Uma questão de justiça

Esvaziados os argumentos, resta a escolha a tomar: defender as nossas famílias e as PME e baixar o IVA da energia. Essa é a decisão positiva para o país.

Em Portugal, a energia é um luxo. Esta constatação não é matéria de opinião, nem sou eu que o digo: basta olhar para as tabelas do IVA. Se comprar bens de luxo, paga o IVA na taxa máxima, que é exatamente a mesma taxa de imposto que lhe aparece na fatura da eletricidade ou do gás. Está a ver, não é retórica, é a mais triste das realidades.

Nem sempre foi assim. Antes de 2011, período em que o programa da troika começou a ser implementado pela mão de PSD e CDS, a eletricidade e o gás pagavam o IVA na taxa mais baixa. Foi a austeridade que atropelou o consenso nacional que considerava a energia um bem de primeira necessidade devido à pobreza energética no nosso país.

Os dados mais recentes colocam Portugal com um nível “muito alto” de pobreza energética, o 4.º país da União Europeia segundo um estudo internacional divulgado pela associação ambientalista Zero. Pior do que nós só Bulgária, Hungria e Eslovénia. Isso significa que temos muitas famílias que não conseguem manter as suas habitações quentes durante o inverno.

As consequências da pobreza energética são brutais na saúde da população, nas suas condições de vida e de conforto. Não havendo uma estatística clara sobre este tema, os números do CODU (Centro de Orientação de Doentes Urgentes) dão conta da ponta do icebergue: entre 2012 a 2018 foram registadas 42 vítimas mortais e um total de 4758 ocorrências por inalação de monóxido de carbono. Muitas destas situações aconteceram pelo recurso a lareiras e braseiras para combater o frio, em locais pouco arejados.

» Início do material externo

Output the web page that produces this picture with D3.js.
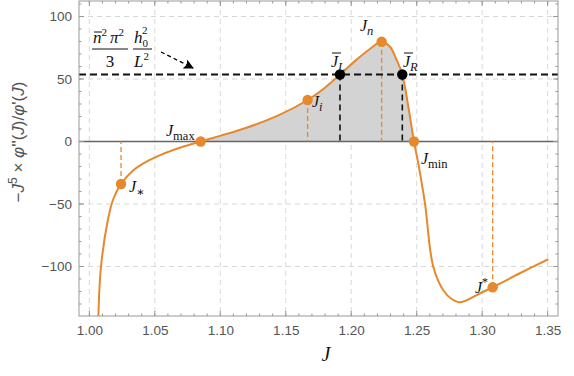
<!DOCTYPE html>
<html>
<head>
<meta charset="utf-8">
<script src="https://cdn.jsdelivr.net/npm/d3@7"></script>
<style>
  body { margin: 0; background: #fff; }
  svg { display: block; }
  .tick text { font-family: "Liberation Sans", Arial, sans-serif; font-size: 13.5px; fill: #555; }
  .math { font-family: "Liberation Serif", "DejaVu Serif", serif; font-style: italic; fill: #111; }
</style>
</head>
<body>
<svg id="chart" width="574" height="376"></svg>
<script>
// curve samples (J, -J^5 phi''/phi')
const jVals   = [1.0069, 1.0089, 1.0143, 1.0183, 1.0242, 1.0336, 1.0430, 1.0550, 1.0692, 1.0850,
                 1.0998, 1.1200, 1.1456, 1.1667, 1.1787, 1.1914, 1.2041, 1.2142, 1.2232, 1.2296,
                 1.2347, 1.2390, 1.2436, 1.2479, 1.2512, 1.2563, 1.2626, 1.2703, 1.2767, 1.2832,
                 1.2985, 1.3080, 1.3288, 1.3505];
const curveVals = [-140, -100, -62, -46, -34, -23, -16.5, -10.5, -5, 0,
                   4.5, 11, 21.5, 33.2, 42, 53.6, 65.5, 74, 79.8, 75.8,
                   65.2, 53.6, 27.8, 0, -17.5, -49.5, -100, -119, -126, -128.6,
                   -121.4, -116.6, -105.4, -94.2];

// marked points
const markJ     = [1.0242, 1.0850, 1.1667, 1.2232, 1.2479, 1.3080];
const markVal   = [-34, 0, 33.2, 79.8, 0, -116.6];
const dropOrange = [1.0242, 1.1667, 1.2232, 1.3080]; // orange dashed drops to zero

const levelVal = 53.6;             // n^2 pi^2 h0^2 / (3 L^2)
const crossJ   = [1.1914, 1.2390]; // J_L bar, J_R bar

const xMajor = [1.00, 1.05, 1.10, 1.15, 1.20, 1.25, 1.30, 1.35];
const yMajor = [-100, -50, 0, 50, 100];

const svg = d3.select("#chart");
const L = 79, R = 558, T = 1, B = 316;
const orange = "#e5892c";

const x = d3.scaleLinear().domain([0.9921, 1.3579]).range([L, R]);
const y = d3.scaleLinear().domain([-139.6, 112.4]).range([B, T]);

const data = jVals.map((j, i) => ({ j: j, v: curveVals[i] }));
const smooth = d3.curveCatmullRom.alpha(0.5);

svg.append("clipPath").attr("id", "clip")
  .append("rect").attr("x", L).attr("y", T).attr("width", R - L).attr("height", B - T);

// grid
const grid = svg.append("g");
grid.selectAll(".gx").data(xMajor).enter().append("line")
  .attr("x1", d => x(d)).attr("x2", d => x(d)).attr("y1", T).attr("y2", B)
  .attr("stroke", "#d8d8d8").attr("stroke-dasharray", "5,4");
grid.selectAll(".gy").data(yMajor.filter(d => d !== 0)).enter().append("line")
  .attr("x1", L).attr("x2", R).attr("y1", d => y(d)).attr("y2", d => y(d))
  .attr("stroke", "#d8d8d8").attr("stroke-dasharray", "5,4");

const plot = svg.append("g").attr("clip-path", "url(#clip)");

// shaded region between J_max and J_min
const i0 = jVals.indexOf(1.0850), i1 = jVals.indexOf(1.2479);
plot.append("path")
  .datum(data.slice(i0, i1 + 1))
  .attr("fill", "#d3d3d3")
  .attr("d", d3.area().x(d => x(d.j)).y0(y(0)).y1(d => y(d.v)).curve(smooth));

// zero line
plot.append("line").attr("x1", L).attr("x2", R).attr("y1", y(0)).attr("y2", y(0))
  .attr("stroke", "#666").attr("stroke-width", 1.6);

// orange drops
plot.selectAll(".drop").data(dropOrange).enter().append("line")
  .attr("x1", d => x(d)).attr("x2", d => x(d))
  .attr("y1", d => y(markVal[markJ.indexOf(d)])).attr("y2", y(0))
  .attr("stroke", orange).attr("stroke-width", 1.3).attr("stroke-dasharray", "5,3");

// black drops + level line
plot.selectAll(".bdrop").data(crossJ).enter().append("line")
  .attr("x1", d => x(d)).attr("x2", d => x(d)).attr("y1", y(levelVal)).attr("y2", y(0))
  .attr("stroke", "#111").attr("stroke-width", 1.6).attr("stroke-dasharray", "6,4");
plot.append("line").attr("x1", L).attr("x2", R).attr("y1", y(levelVal)).attr("y2", y(levelVal))
  .attr("stroke", "#111").attr("stroke-width", 2).attr("stroke-dasharray", "7,4");

// curve
plot.append("path").datum(data)
  .attr("fill", "none").attr("stroke", orange).attr("stroke-width", 2)
  .attr("d", d3.line().x(d => x(d.j)).y(d => y(d.v)).curve(smooth));

// points
plot.selectAll(".mk").data(markJ).enter().append("circle")
  .attr("cx", d => x(d)).attr("cy", (d, i) => y(markVal[i])).attr("r", 5.2).attr("fill", orange);
plot.selectAll(".bk").data(crossJ).enter().append("circle")
  .attr("cx", d => x(d)).attr("cy", y(levelVal)).attr("r", 5.2).attr("fill", "#000");

// frame + ticks (inward, all four sides)
svg.append("rect").attr("x", L).attr("y", T).attr("width", R - L).attr("height", B - T)
  .attr("fill", "none").attr("stroke", "#999");
const xMinor = d3.range(0, 37).map(i => 0.99 + i * 0.01).filter(d => d > 0.9921 && d < 1.3579);
const yMinor = d3.range(-130, 111, 10);
function ticks(vals, len) {
  const g = svg.append("g").attr("stroke", "#999");
  vals.forEach(v => {
    g.append("line").attr("x1", x(v)).attr("x2", x(v)).attr("y1", B).attr("y2", B - len);
    g.append("line").attr("x1", x(v)).attr("x2", x(v)).attr("y1", T).attr("y2", T + len);
  });
}
function yticks(vals, len) {
  const g = svg.append("g").attr("stroke", "#999");
  vals.forEach(v => {
    g.append("line").attr("x1", L).attr("x2", L + len).attr("y1", y(v)).attr("y2", y(v));
    g.append("line").attr("x1", R).attr("x2", R - len).attr("y1", y(v)).attr("y2", y(v));
  });
}
ticks(xMinor, 2.5); ticks(xMajor, 5);
yticks(yMinor, 2.5); yticks(yMajor, 5);

svg.append("g").attr("transform", `translate(0,${B})`)
  .call(d3.axisBottom(x).tickValues(xMajor).tickFormat(d3.format(".2f")).tickSize(0).tickPadding(9))
  .call(g => g.select(".domain").remove());
svg.append("g").attr("transform", `translate(${L},0)`)
  .call(d3.axisLeft(y).tickValues(yMajor).tickFormat(d => d < 0 ? "\u2212" + Math.abs(d) : d).tickSize(0).tickPadding(7))
  .call(g => g.select(".domain").remove());

// axis titles
svg.append("text").attr("class", "math").attr("x", 326).attr("y", 361)
  .attr("text-anchor", "middle").attr("font-size", 20).text("J");
const yl = svg.append("text")
  .attr("transform", "translate(24,142) rotate(-90)")
  .attr("text-anchor", "middle")
  .attr("font-family", "'Liberation Sans', Arial, sans-serif").attr("font-size", 17).attr("fill", "#555");
yl.append("tspan").text("\u2212");
yl.append("tspan").attr("font-style", "italic").text("J");
yl.append("tspan").attr("dy", -7).attr("font-size", 12).text("5");
yl.append("tspan").attr("dy", 7).text(" \u00d7 ");
yl.append("tspan").attr("font-style", "italic").text("\u03c6");
yl.append("tspan").text("''(");
yl.append("tspan").attr("font-style", "italic").text("J");
yl.append("tspan").text(")/");
yl.append("tspan").attr("font-style", "italic").text("\u03c6");
yl.append("tspan").text("'(");
yl.append("tspan").attr("font-style", "italic").text("J");
yl.append("tspan").text(")");

// point labels
function lab(px, py, sub, sup, over) {
  const t = svg.append("text").attr("class", "math").attr("x", px).attr("y", py).attr("font-size", 16);
  t.append("tspan").text("J");
  if (over) svg.append("line").attr("x1", px + 1).attr("x2", px + 10).attr("y1", py - 14).attr("y2", py - 14)
    .attr("stroke", "#111").attr("stroke-width", 1);
  if (sub) t.append("tspan").attr("dy", 4).attr("font-size", 12.5)
    .attr("font-style", sub.length > 1 ? "normal" : "italic").text(sub);
  if (sup) t.append("tspan").attr("dy", -7).attr("font-size", 12).attr("font-style", "normal").text(sup);
}
lab(129, 192, "\u2217");
lab(166, 136, "max");
lab(312, 107, "i");
lab(331, 67, "L", null, true);
lab(360, 31, "n");
lab(403, 67, "R", null, true);
lab(421, 164, "min");
lab(475, 293, null, "*");

// formula n^2 pi^2 / 3 * h0^2 / L^2
const n1 = svg.append("text").attr("x", 93).attr("y", 43).attr("class", "math").attr("font-size", 17);
n1.append("tspan").text("n");
n1.append("tspan").attr("dy", -7).attr("font-size", 11).attr("font-style", "normal").text("2");
n1.append("tspan").attr("dy", 7).attr("dx", 3).text("\u03c0");
n1.append("tspan").attr("dy", -7).attr("font-size", 11).attr("font-style", "normal").text("2");
svg.append("line").attr("x1", 94).attr("x2", 102).attr("y1", 32).attr("y2", 32).attr("stroke", "#111");
svg.append("line").attr("x1", 92).attr("x2", 128).attr("y1", 49).attr("y2", 49).attr("stroke", "#111");
svg.append("text").attr("x", 110).attr("y", 67).attr("text-anchor", "middle")
  .attr("font-family", "'Liberation Serif', serif").attr("font-size", 17).attr("fill", "#111").text("3");
const h = svg.append("text").attr("class", "math").attr("x", 134).attr("y", 43).attr("font-size", 17);
h.append("tspan").text("h");
h.append("tspan").attr("dy", 4).attr("font-size", 11).attr("font-style", "normal").text("0");
h.append("tspan").attr("dy", -13).attr("dx", -6).attr("font-size", 11).attr("font-style", "normal").text("2");
svg.append("line").attr("x1", 133).attr("x2", 152).attr("y1", 49).attr("y2", 49).attr("stroke", "#111");
const l2 = svg.append("text").attr("class", "math").attr("x", 134).attr("y", 67).attr("font-size", 17);
l2.append("tspan").text("L");
l2.append("tspan").attr("dy", -7).attr("font-size", 11).attr("font-style", "normal").text("2");

// dashed arrow
svg.append("defs").append("marker").attr("id", "ah")
  .attr("viewBox", "0 0 10 10").attr("refX", 9).attr("refY", 5)
  .attr("markerWidth", 12).attr("markerHeight", 10).attr("orient", "auto")
  .attr("markerUnits", "userSpaceOnUse")
  .append("path").attr("d", "M0,0 L10,5 L0,10 L2,5 Z").attr("fill", "#000");
svg.append("line").attr("x1", 161).attr("y1", 52).attr("x2", 193).attr("y2", 68)
  .attr("stroke", "#000").attr("stroke-width", 1.3).attr("stroke-dasharray", "4,3")
  .attr("marker-end", "url(#ah)");
</script>
</body>
</html>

É verdade que a pobreza energética é um problema multidimensional, onde o preço da energia é uma das variáveis a par da baixa eficiência dos edifícios sem isolamento ou com janelas simples. Contudo, no país em que as famílias pagam uma das faturas de energia mais caras da Europa, ninguém pode negar que o preço da eletricidade e do gás não seja um problema que tem nos mais pobres os maiores prejudicados, mas afeta a generalidade das famílias. Pagamos demasiado pela energia e isso tem de mudar.

É por isso que a redução do IVA da eletricidade e do gás é um tema que está a ganhar centralidade na elaboração do Orçamento do Estado para 2020. A energia não é um bem de luxo, é de primeira necessidade. E se são públicas as resistências que o Governo tem a esta escolha, os argumentos demonstram como a razão não lhes assiste.

A crítica mais simplista é que a redução do preço da energia incentiva o consumo e que isso é o oposto do que deveríamos fazer no tempo do combate às alterações climáticas. Ora, o programa da tarifa social de eletricidade mostrou como a redução do preço da energia não gera mais consumo, cria mais poupança das famílias, deitando por terra o argumento.

Por outro lado, as notícias dão conta que o Governo prefere baixar preço da luz pelas contribuições de empresas em vez de descer o IVA. Se o Governo quer agora iniciar a luta contra as rendas abusivas das empresas energéticas, faz muito bem - até porque no passado recente rejeitou propostas nesse sentido. No entanto, a eliminação de uma injustiça não pode justificar a perpetuação de outra: a energia deve ter o tratamento fiscal que outros bens de primeira necessidade.

Há um outro argumento que garante que a Comissão Europeia não dará aval a uma redução do IVA sobre a energia. As mesmas vozes garantiam isso no ano passado quando se mexeu no IVA sobre a potência mais baixa e nenhum desses medos se concretizou o que prova a falsidade da ideia.

Por último, há a retórica sobre o preço da medida, que colocará em causa as contas públicas. Continuamos no domínio da chantagem. Por um lado, porque há várias formas de mitigar os custos orçamentais da redução do IVA da energia, haja é vontade para esse debate. Por outro lado, porque há outras receitas que até criariam mais justiça na economia, como a equiparação do IVA da hotelaria a outros setores restauração, beneficiando das receitas do turismo para reduzir os impostos sobre as famílias.

Esvaziados os argumentos, resta a escolha a tomar: defender as nossas famílias e as PME e baixar o IVA da energia. Essa é a decisão positiva para o país.